# DATA:
◇ ◇ ◇ ◇
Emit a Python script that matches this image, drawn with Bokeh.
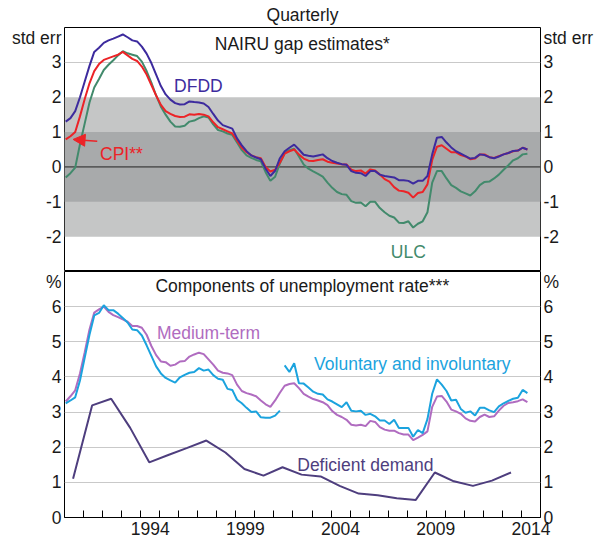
from bokeh.plotting import figure
from bokeh.layouts import column
from bokeh.models import (Range1d, FixedTicker, LinearAxis, BoxAnnotation, Span,
                          Label, Arrow, NormalHead, ColumnDataSource)
from bokeh.embed import file_html
from bokeh.resources import INLINE

# ---------------- data ----------------
n_q = 98
quarters = [1990.0625 + 0.25 * i for i in range(n_q)]   # 1990Q1 .. 2014Q2

dfdd = [1.30, 1.40, 1.60, 2.00, 2.45, 2.90, 3.30, 3.42, 3.56, 3.63,
        3.68, 3.74, 3.80, 3.72, 3.63, 3.60, 3.45, 3.25, 2.98, 2.65,
        2.32, 2.08, 1.93, 1.83, 1.79, 1.80, 1.88, 1.86, 1.85, 1.82,
        1.72, 1.52, 1.33, 1.20, 1.15, 1.10, 0.82, 0.62, 0.45, 0.33,
        0.27, 0.22, -0.05, -0.26, -0.11, 0.25, 0.45, 0.55, 0.64, 0.50,
        0.35, 0.32, 0.30, 0.33, 0.36, 0.25, 0.17, 0.12, 0.08, 0.06,
        -0.12, -0.17, -0.18, -0.26, -0.12, -0.12, -0.22, -0.26, -0.28, -0.30,
        -0.38, -0.38, -0.40, -0.48, -0.40, -0.40, -0.26, 0.36, 0.84, 0.86,
        0.70, 0.56, 0.45, 0.38, 0.31, 0.24, 0.26, 0.36, 0.34, 0.28,
        0.25, 0.30, 0.36, 0.40, 0.46, 0.47, 0.55, 0.50]

cpi = [0.79, 0.88, 1.00, 1.45, 1.95, 2.40, 2.75, 2.95, 3.07, 3.12,
       3.17, 3.22, 3.30, 3.20, 3.10, 3.04, 2.88, 2.65, 2.35, 2.05,
       1.78, 1.60, 1.52, 1.46, 1.43, 1.44, 1.51, 1.50, 1.52, 1.50,
       1.45, 1.28, 1.14, 1.08, 1.02, 0.96, 0.75, 0.55, 0.42, 0.33,
       0.28, 0.25, 0.00, -0.13, -0.08, 0.12, 0.38, 0.45, 0.50, 0.36,
       0.24, 0.18, 0.17, 0.20, 0.22, 0.15, 0.12, 0.10, 0.08, 0.07,
       -0.08, -0.12, -0.10, -0.19, -0.07, -0.10, -0.22, -0.35, -0.42, -0.58,
       -0.68, -0.70, -0.74, -0.88, -0.75, -0.72, -0.50, 0.20, 0.58, 0.62,
       0.52, 0.42, 0.42, 0.34, 0.30, 0.22, 0.24, 0.36, 0.36, 0.28,
       0.26, 0.31, 0.36, 0.40, 0.45, 0.47, 0.55, 0.50]

ulc = [-0.30, -0.18, -0.02, 0.65, 1.25, 1.85, 2.28, 2.52, 2.78, 2.93,
       3.06, 3.20, 3.32, 3.26, 3.22, 3.18, 3.02, 2.75, 2.42, 2.05,
       1.73, 1.50, 1.30, 1.16, 1.15, 1.18, 1.30, 1.33, 1.40, 1.45,
       1.42, 1.22, 1.06, 1.02, 0.96, 0.92, 0.70, 0.48, 0.33, 0.26,
       0.20, 0.16, -0.15, -0.40, -0.28, 0.10, 0.40, 0.48, 0.52, 0.30,
       0.07, -0.05, -0.13, -0.20, -0.28, -0.45, -0.60, -0.72, -0.78, -0.80,
       -0.98, -1.03, -1.02, -1.13, -1.00, -1.00, -1.18, -1.30, -1.40, -1.45,
       -1.60, -1.61, -1.56, -1.74, -1.63, -1.56, -1.30, -0.45, -0.12, -0.12,
       -0.33, -0.52, -0.60, -0.70, -0.76, -0.82, -0.70, -0.52, -0.43, -0.42,
       -0.33, -0.22, -0.08, 0.05, 0.19, 0.25, 0.36, 0.38]

medium_term = [3.30, 3.45, 3.62, 4.10, 4.70, 5.35, 5.83, 5.92, 6.00, 5.85,
               5.76, 5.70, 5.64, 5.57, 5.45, 5.45, 5.40, 5.20, 4.88, 4.62,
               4.44, 4.42, 4.32, 4.35, 4.44, 4.45, 4.58, 4.64, 4.69, 4.65,
               4.50, 4.35, 4.18, 4.12, 4.10, 4.05, 3.78, 3.60, 3.54, 3.50,
               3.45, 3.33, 3.22, 3.15, 3.33, 3.55, 3.75, 3.80, 3.82, 3.68,
               3.52, 3.44, 3.37, 3.33, 3.28, 3.20, 3.03, 2.92, 2.86, 2.78,
               2.64, 2.62, 2.64, 2.60, 2.75, 2.72, 2.57, 2.50, 2.47, 2.47,
               2.40, 2.36, 2.36, 2.20, 2.27, 2.35, 2.45, 3.15, 3.44, 3.46,
               3.30, 3.07, 3.02, 2.95, 2.82, 2.75, 2.73, 2.86, 2.93, 2.86,
               2.88, 3.04, 3.18, 3.26, 3.28, 3.31, 3.36, 3.28]

# voluntary and involuntary: two separate pieces (1990Q1-2001Q2, 2001Q3-2014Q2)
voluntary_1 = [3.25, 3.33, 3.42, 3.90, 4.55, 5.20, 5.75, 5.82, 6.04, 5.90,
               5.90, 5.80, 5.68, 5.55, 5.35, 5.33, 5.18, 4.90, 4.60, 4.30,
               4.10, 3.97, 3.90, 3.84, 3.99, 4.06, 4.12, 4.14, 4.25, 4.18,
               4.21, 4.05, 3.95, 3.92, 3.66, 3.63, 3.35, 3.25, 3.12, 3.00,
               3.02, 2.85, 2.84, 2.84, 2.90, 3.04]
voluntary_2 = [4.33, 4.14, 4.39, 3.82, 3.81, 3.70, 3.58, 3.52, 3.50, 3.36,
               3.30, 3.22, 3.14, 3.28, 3.04, 3.02, 3.04, 2.92, 2.95, 2.88,
               2.76, 2.76, 2.66, 2.78, 2.55, 2.55, 2.55, 2.30, 2.49, 2.40,
               2.80, 3.52, 3.93, 3.78, 3.60, 3.33, 3.35, 3.09, 2.98, 3.02,
               2.90, 3.12, 3.12, 3.05, 3.00, 3.16, 3.25, 3.32, 3.38, 3.41,
               3.63, 3.54]

dd_years = list(range(1990, 2014))
deficient_demand = [1.10, 3.19, 3.38, 2.55, 1.57, 1.78, 1.98, 2.19, 1.85, 1.38,
                    1.19, 1.43, 1.22, 1.17, 0.90, 0.68, 0.63, 0.55, 0.50, 1.28,
                    1.03, 0.90, 1.05, 1.28]
dd_x = [y + 0.45 for y in dd_years]

top_ticks = [-2, -1, 0, 1, 2, 3]
bottom_ticks = [0, 1, 2, 3, 4, 5, 6]
top_unit_label = "std err"
bottom_unit_label = "%"
year_ticks = [1994.5, 1999.5, 2004.5, 2009.5, 2014.5]
year_labels = ["1994", "1999", "2004", "2009", "2014"]
year_minor = list(range(1991, 2015))

# ---------------- styling ----------------
FONT = "Liberation Sans"
FS = "17.5px"
TXT = "#1a1a1a"
C_DFDD = "#3d2b9e"
C_CPI = "#ec2327"
C_ULC = "#428a6c"
C_MED = "#b06cc0"
C_VOL = "#1ba3de"
C_DD = "#4e3e7e"
BAND_LIGHT = "#c5c6c6"
BAND_DARK = "#a8aaab"
GRID = "#c9c9c9"

x_range = Range1d(1990, 2015)


def style_yaxis(ax, ticks, unit_pos, unit_text):
    ax.ticker = FixedTicker(ticks=ticks + [unit_pos])
    overrides = {t: "%d" % t for t in ticks}
    overrides[unit_pos] = unit_text
    ax.major_label_overrides = overrides
    ax.major_tick_in = 0
    ax.major_tick_out = 0
    ax.minor_tick_in = 0
    ax.minor_tick_out = 0
    ax.axis_line_color = None
    ax.major_label_standoff = 3
    ax.major_label_text_font = FONT
    ax.major_label_text_font_size = FS
    ax.major_label_text_color = TXT


def lbl(p, x, y, text, color=TXT, align="center"):
    p.add_layout(Label(x=x, y=y, text=text, text_align=align, text_baseline="middle",
                       text_font=FONT, text_font_size=FS, text_color=color))


# ---------------- top panel ----------------
p1 = figure(width=600, height=271, x_range=x_range, y_range=Range1d(-3, 4),
            output_backend="svg", toolbar_location=None, x_axis_location=None,
            min_border_left=64, min_border_right=60, min_border_top=25, min_border_bottom=0)
p1.title.text = "Quarterly"
p1.title.align = "center"
p1.title.text_font = FONT
p1.title.text_font_size = FS
p1.title.text_font_style = "normal"
p1.title.text_color = TXT
p1.title.standoff = 5
p1.outline_line_color = "black"
p1.outline_line_alpha = 1
p1.outline_line_width = 1
p1.xgrid.visible = False
p1.ygrid.ticker = FixedTicker(ticks=[3])
p1.ygrid.grid_line_color = GRID
style_yaxis(p1.yaxis[0], top_ticks, 3.69, top_unit_label)
r1 = LinearAxis()
style_yaxis(r1, top_ticks, 3.69, top_unit_label)
p1.add_layout(r1, "right")

p1.add_layout(BoxAnnotation(bottom=-2, top=2, fill_color=BAND_LIGHT, fill_alpha=1,
                            line_alpha=0, level="underlay"))
p1.add_layout(BoxAnnotation(bottom=-1, top=1, fill_color=BAND_DARK, fill_alpha=1,
                            line_alpha=0, level="underlay"))
p1.add_layout(Span(location=0, dimension="width", line_color="#222222", line_width=1,
                   level="underlay"))

src_top = ColumnDataSource(dict(t=quarters, dfdd=dfdd, cpi=cpi, ulc=ulc))
p1.line("t", "ulc", source=src_top, line_color=C_ULC, line_width=2)
p1.line("t", "cpi", source=src_top, line_color=C_CPI, line_width=2)
p1.line("t", "dfdd", source=src_top, line_color=C_DFDD, line_width=2)

p1.add_layout(Arrow(end=NormalHead(size=12, fill_color=C_CPI, line_color=C_CPI),
                    x_start=1991.72, y_start=0.74, x_end=1990.45, y_end=0.79,
                    line_color=C_CPI, line_width=1.5))

lbl(p1, 2002.49, 3.52, "NAIRU gap estimates*")
lbl(p1, 1997.03, 2.33, "DFDD", C_DFDD)
lbl(p1, 1992.99, 0.37, "CPI**", C_CPI)
lbl(p1, 2008.06, -2.44, "ULC", C_ULC)

# ---------------- bottom panel ----------------
p2 = figure(width=600, height=268, x_range=x_range, y_range=Range1d(0, 7),
            output_backend="svg", toolbar_location=None,
            min_border_left=64, min_border_right=60, min_border_top=0, min_border_bottom=22)
p2.outline_line_color = "black"
p2.outline_line_alpha = 1
p2.outline_line_width = 1
p2.xgrid.visible = False
p2.ygrid.ticker = FixedTicker(ticks=bottom_ticks[1:])
p2.ygrid.grid_line_color = GRID
style_yaxis(p2.yaxis[0], bottom_ticks, 6.78, bottom_unit_label)
r2 = LinearAxis()
style_yaxis(r2, bottom_ticks, 6.78, bottom_unit_label)
p2.add_layout(r2, "right")

xa = p2.xaxis[0]
xa.ticker = FixedTicker(ticks=year_ticks, minor_ticks=year_minor)
xa.major_label_overrides = {t: s for t, s in zip(year_ticks, year_labels)}
xa.major_tick_in = 0
xa.major_tick_out = 0
xa.minor_tick_in = 7
xa.minor_tick_out = 0
xa.minor_tick_line_color = "black"
xa.axis_line_color = "black"
xa.major_label_standoff = 4
xa.major_label_text_font = FONT
xa.major_label_text_font_size = FS
xa.major_label_text_color = TXT

src_q = ColumnDataSource(dict(t=quarters, med=medium_term))
src_v1 = ColumnDataSource(dict(t=quarters[:len(voluntary_1)], v=voluntary_1))
src_v2 = ColumnDataSource(dict(t=quarters[len(voluntary_1):], v=voluntary_2))
src_dd = ColumnDataSource(dict(t=dd_x, v=deficient_demand))
p2.line("t", "v", source=src_dd, line_color=C_DD, line_width=2)
p2.line("t", "med", source=src_q, line_color=C_MED, line_width=2)
p2.line("t", "v", source=src_v1, line_color=C_VOL, line_width=2)
p2.line("t", "v", source=src_v2, line_color=C_VOL, line_width=2)

lbl(p2, 2002.49, 6.58, "Components of unemployment rate***")
lbl(p2, 1997.56, 5.24, "Medium-term", C_MED)
lbl(p2, 2008.27, 4.36, "Voluntary and involuntary", C_VOL)
lbl(p2, 2005.80, 1.48, "Deficient demand", C_DD)

layout = column(p1, p2)
open("out.html", "w").write(file_html(layout, INLINE))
◇ ◇ ◇ ◇
Every line from the top of the material above through the line with "quarters = [1990.0625" should be duplicated exactly, please; leave out the pictures.

# SOLUTION:
Emit a Python script that matches this image, drawn with Bokeh.
from bokeh.plotting import figure
from bokeh.layouts import column
from bokeh.models import (Range1d, FixedTicker, LinearAxis, BoxAnnotation, Span,
                          Label, Arrow, NormalHead, ColumnDataSource)
from bokeh.embed import file_html
from bokeh.resources import INLINE

# ---------------- data ----------------
n_q = 98
quarters = [1990.0625 + 0.25 * i for i in range(n_q)]   # 1990Q1 .. 2014Q2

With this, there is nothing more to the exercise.